When tackling an "impossible problem," the most effective form of diversity is functional: hiring for complementary skills and perspectives that raise the team's average capability. The focus is on hiring the absolute best person for the job, regardless of background, to achieve the mission.
The founder highlights a critical shift: first-time founders often fixate on building the product, while experienced founders prioritize distribution. They analyze the market, value creation, and go-to-market strategy *before* building, ensuring a viable business from day one.
The founder advises adopting a dual perspective. See your career as "infinitely long" to allow for mistakes and iterative learning. Simultaneously, view it as "infinitesimally short" to create urgency to focus on solving big, meaningful problems now, rather than optimizing for smaller wins.
While current nuclear projects take 10-15 years in the US, the country used to build reactors in just three years. The goal is not just creating new technology, but streamlining paperwork and supply chains to restore past efficiency. The bottleneck is bureaucracy, not technical capability.
Nuclear-grade components can be 3-10 times more expensive than their commercial equivalents. This massive markup isn't due to exotic materials but is almost entirely driven by the immense "compliance overhead" and documentation required, creating a major opportunity for software-driven cost reduction.

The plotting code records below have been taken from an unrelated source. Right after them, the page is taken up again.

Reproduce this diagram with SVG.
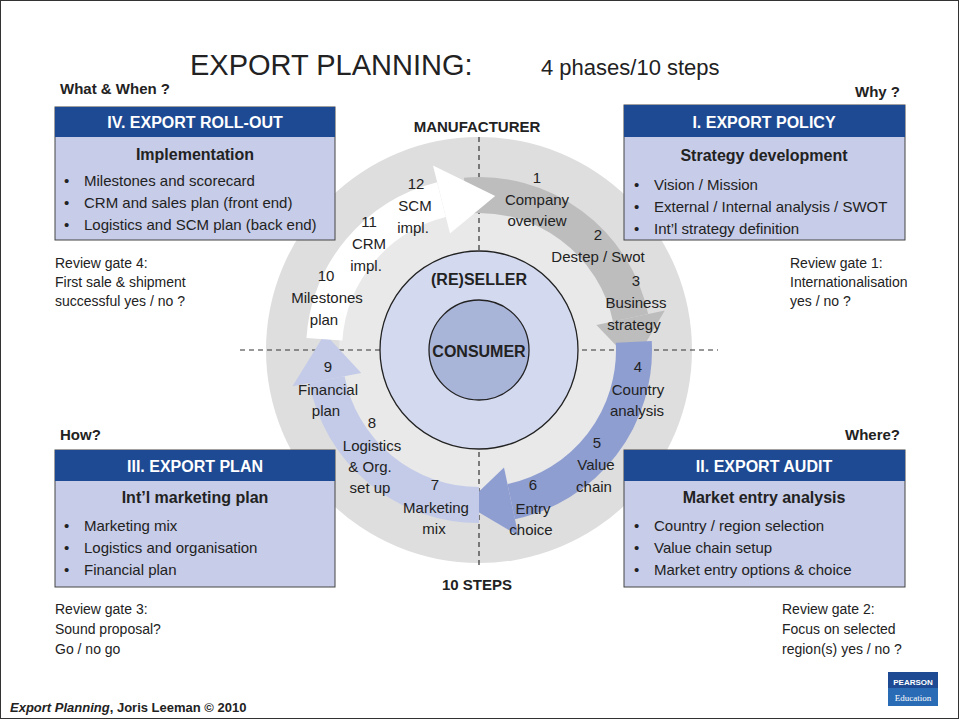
<svg xmlns="http://www.w3.org/2000/svg" width="960" height="720" viewBox="0 0 960 720">
<style>
text{font-family:"Liberation Sans",Arial,sans-serif;fill:#222}
.hd{fill:#fff;font-weight:bold;font-size:16px}
.sub{font-weight:bold;font-size:16px}
.it{font-size:15px}
.sm{font-size:14px}
.lb{font-size:15px;text-anchor:middle}
.b{font-weight:bold}
.hdr{fill:#1d4a93}
.body{fill:#c7cce8;stroke:#444;stroke-width:1}
.dash{stroke:#333;stroke-width:1.2;stroke-dasharray:5,4;fill:none}
</style>
<rect width="960" height="720" fill="#fff"/>
<rect x="0.5" y="0.5" width="958" height="718" fill="none" stroke="#333"/>
<text x="190" y="75" style="font-size:29px">EXPORT PLANNING:</text>
<text x="541" y="75" style="font-size:22px">4 phases/10 steps</text>
<text x="60" y="94" class="b" style="font-size:15px">What &amp; When ?</text>
<text x="900" y="97" class="b" style="font-size:15px;text-anchor:end">Why ?</text>
<text x="60" y="440" class="b" style="font-size:15px">How?</text>
<text x="900" y="440" class="b" style="font-size:15px;text-anchor:end">Where?</text>

<g id="circle">
<circle cx="479" cy="350" r="213" fill="#dedede"/>
<circle cx="479" cy="350" r="140" fill="#e9e9e9"/>
</g>
<g id="axes">
<line class="dash" x1="240" y1="350" x2="718" y2="350"/>
<line class="dash" x1="479" y1="137" x2="479" y2="565"/>
</g>
<g id="connectors">
<path d="M465.5,195.6 A155,155 0 0 1 630.6,317.8" fill="none" stroke="#bdbdbd" stroke-width="36"/>
<polygon points="596.4,325.1 664.8,310.5 633.4,363.5" fill="#bdbdbd"/>
<path d="M633.8,341.9 A155,155 0 0 1 511.2,501.6" fill="none" stroke="#8f9ed1" stroke-width="36"/>
<polygon points="504,467.4 518.5,535.8 465.5,504.4" fill="#8f9ed1"/>
<path d="M479,505 A155,155 0 0 1 326.9,379.6" fill="none" stroke="#c3cbe8" stroke-width="36"/>
<polygon points="361.2,372.9 292.5,386.3 324.9,333.8" fill="#c3cbe8"/>
<path d="M324.4,339.2 A155,155 0 0 1 441.5,199.6" fill="none" stroke="#fff" stroke-width="36"/>
<polygon points="450,233.6 433,165.6 495.2,195.9" fill="#fff"/>
</g>
<g id="seller">
<circle cx="479" cy="350" r="99" fill="#d3d9ef" stroke="#222" stroke-width="1.3"/>
<text x="479" y="285" class="b" style="font-size:16px;text-anchor:middle">(RE)SELLER</text>
</g>
<g id="consumer">
<circle cx="479" cy="350" r="50" fill="#a9b4d9" stroke="#222" stroke-width="1.3"/>
<text x="479" y="357" class="b" style="font-size:16px;text-anchor:middle">CONSUMER</text>
</g>
<text x="477" y="132" class="b" style="font-size:15px;text-anchor:middle">MANUFACTURER</text>
<text x="477" y="590" class="b" style="font-size:15px;text-anchor:middle">10 STEPS</text>

<g id="steps">
<text class="lb" x="537" y="183">1</text><text class="lb" x="537" y="205">Company</text><text class="lb" x="537" y="226">overview</text>
<text class="lb" x="598" y="240">2</text><text class="lb" x="598" y="262">Destep / Swot</text>
<text class="lb" x="636" y="286">3</text><text class="lb" x="636" y="308">Business</text><text class="lb" x="634" y="330">strategy</text>
<text class="lb" x="638" y="372">4</text><text class="lb" x="638" y="395">Country</text><text class="lb" x="637" y="416">analysis</text>
<text class="lb" x="597" y="448">5</text><text class="lb" x="596" y="470">Value</text><text class="lb" x="594" y="492">chain</text>
<text class="lb" x="533" y="490">6</text><text class="lb" x="533" y="514">Entry</text><text class="lb" x="531" y="535">choice</text>
<text class="lb" x="435" y="490">7</text><text class="lb" x="436" y="513">Marketing</text><text class="lb" x="434" y="534">mix</text>
<text class="lb" x="372" y="428">8</text><text class="lb" x="372" y="451">Logistics</text><text class="lb" x="370" y="472">&amp; Org.</text><text class="lb" x="370" y="493">set up</text>
<text class="lb" x="328" y="372">9</text><text class="lb" x="328" y="395">Financial</text><text class="lb" x="326" y="416">plan</text>
<text class="lb" x="326" y="281">10</text><text class="lb" x="327" y="303">Milestones</text><text class="lb" x="324" y="325">plan</text>
<text class="lb" x="369" y="227">11</text><text class="lb" x="369" y="249">CRM</text><text class="lb" x="366" y="271">impl.</text>
<text class="lb" x="416" y="189">12</text><text class="lb" x="415" y="211">SCM</text><text class="lb" x="413" y="233">impl.</text>
</g>

<g id="rollout">
<rect class="body" x="55" y="107" width="280" height="133"/>
<rect class="hdr" x="55" y="107" width="280" height="30"/>
<text x="195" y="128" class="hd" text-anchor="middle">IV. EXPORT ROLL-OUT</text>
<text x="195" y="160" class="sub" text-anchor="middle">Implementation</text>
<text x="64" y="186" class="it">•</text><text x="84" y="186" class="it">Milestones and scorecard</text>
<text x="64" y="208" class="it">•</text><text x="84" y="208" class="it">CRM and sales plan (front end)</text>
<text x="64" y="230" class="it">•</text><text x="84" y="230" class="it">Logistics and SCM plan (back end)</text>
<text x="55" y="268" class="sm">Review gate 4:</text>
<text x="55" y="287" class="sm">First sale &amp; shipment</text>
<text x="55" y="306" class="sm">successful yes / no ?</text>
</g>
<g id="policy">
<rect class="body" x="624" y="105" width="281" height="135"/>
<rect class="hdr" x="624" y="105" width="281" height="32"/>
<text x="764" y="128" class="hd" text-anchor="middle">I.  EXPORT POLICY</text>
<text x="764" y="161" class="sub" text-anchor="middle">Strategy development</text>
<text x="634" y="190" class="it">•</text><text x="654" y="190" class="it">Vision / Mission</text>
<text x="634" y="212" class="it">•</text><text x="654" y="212" class="it">External / Internal analysis / SWOT</text>
<text x="634" y="234" class="it">•</text><text x="654" y="234" class="it">Int’l strategy definition</text>
<text x="790" y="268" class="sm">Review gate 1:</text>
<text x="790" y="287" class="sm">Internationalisation</text>
<text x="790" y="306" class="sm">yes / no ?</text>
</g>
<g id="plan">
<rect class="body" x="55" y="450" width="280" height="137"/>
<rect class="hdr" x="55" y="450" width="280" height="31"/>
<text x="195" y="472" class="hd" text-anchor="middle">III.  EXPORT PLAN</text>
<text x="195" y="503" class="sub" text-anchor="middle">Int’l marketing plan</text>
<text x="64" y="531" class="it">•</text><text x="84" y="531" class="it">Marketing mix</text>
<text x="64" y="553" class="it">•</text><text x="84" y="553" class="it">Logistics and organisation</text>
<text x="64" y="575" class="it">•</text><text x="84" y="575" class="it">Financial plan</text>
<text x="55" y="614" class="sm">Review gate 3:</text>
<text x="55" y="634" class="sm">Sound proposal?</text>
<text x="55" y="654" class="sm">Go / no go</text>
</g>
<g id="audit">
<rect class="body" x="624" y="450" width="281" height="137"/>
<rect class="hdr" x="624" y="450" width="281" height="31"/>
<text x="764" y="472" class="hd" text-anchor="middle">II.  EXPORT AUDIT</text>
<text x="764" y="503" class="sub" text-anchor="middle">Market entry analysis</text>
<text x="634" y="531" class="it">•</text><text x="654" y="531" class="it">Country / region selection</text>
<text x="634" y="553" class="it">•</text><text x="654" y="553" class="it">Value chain setup</text>
<text x="634" y="575" class="it">•</text><text x="654" y="575" class="it">Market entry options &amp; choice</text>
<text x="782" y="614" class="sm">Review gate 2:</text>
<text x="782" y="634" class="sm">Focus on selected</text>
<text x="782" y="654" class="sm">region(s) yes / no ?</text>
</g>
<text x="10" y="712" style="font-size:13px" class="b"><tspan font-style="italic">Export Planning</tspan>, Joris Leeman © 2010</text>
<g id="logo">
<rect x="888" y="672" width="50" height="34" fill="#1d4a93"/>
<rect x="888" y="688" width="50" height="18" fill="#2a6bb5"/>
<text x="913" y="685" text-anchor="middle" style="font-size:8px;fill:#fff;font-weight:bold">PEARSON</text>
<text x="913" y="701" text-anchor="middle" style="font-size:9px;fill:#fff;font-family:'Liberation Serif',serif">Education</text>
</g>
</svg>
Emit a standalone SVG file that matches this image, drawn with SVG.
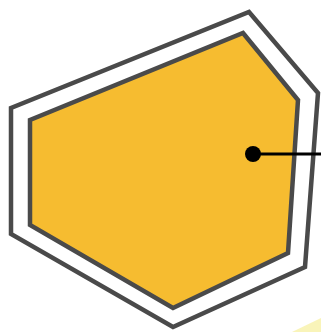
<svg xmlns="http://www.w3.org/2000/svg" width="321" height="332" viewBox="0 0 321 332">
<style>
.outline{fill:none;stroke:#4a4a4a;stroke-width:4.5;stroke-linejoin:miter}
.core{fill:#f6bc30;stroke:#4a4a4a;stroke-width:4.5;stroke-linejoin:miter}
.lead{stroke:#000;stroke-width:3}
</style>
<rect width="321" height="332" fill="#fff"/>
<polygon points="292,332 321,318 321,332" fill="#f7f1a8" opacity="0.8"/>
<g id="outer-shell">
<polygon class="outline" points="249,12 318,93 305,267 173,327 11,234 11,108"/>
</g>
<g id="inner-core">
<polygon class="core" points="243,33 298,100 288,253 173,308 30,225 30,120"/>
</g>
<g id="connectors">
<line class="lead" x1="253" y1="154" x2="321" y2="154"/>
<circle cx="253" cy="154" r="8" fill="#000"/>
</g>
</svg>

To successfully bring modern tech to an industry stuck in the past, a product leader needs more than just technical skill. They require deep empathy to understand the user's current challenges and the tenacity to keep iterating until the new solution feels like a natural and empowering evolution for them.
The energy demand from AI is not incremental. Each AI query uses 10x the energy of a Google search, and new data centers consume 3-10x more power. This creates a foundational need for clean, dense, 24/7 energy that only nuclear can reliably provide at scale.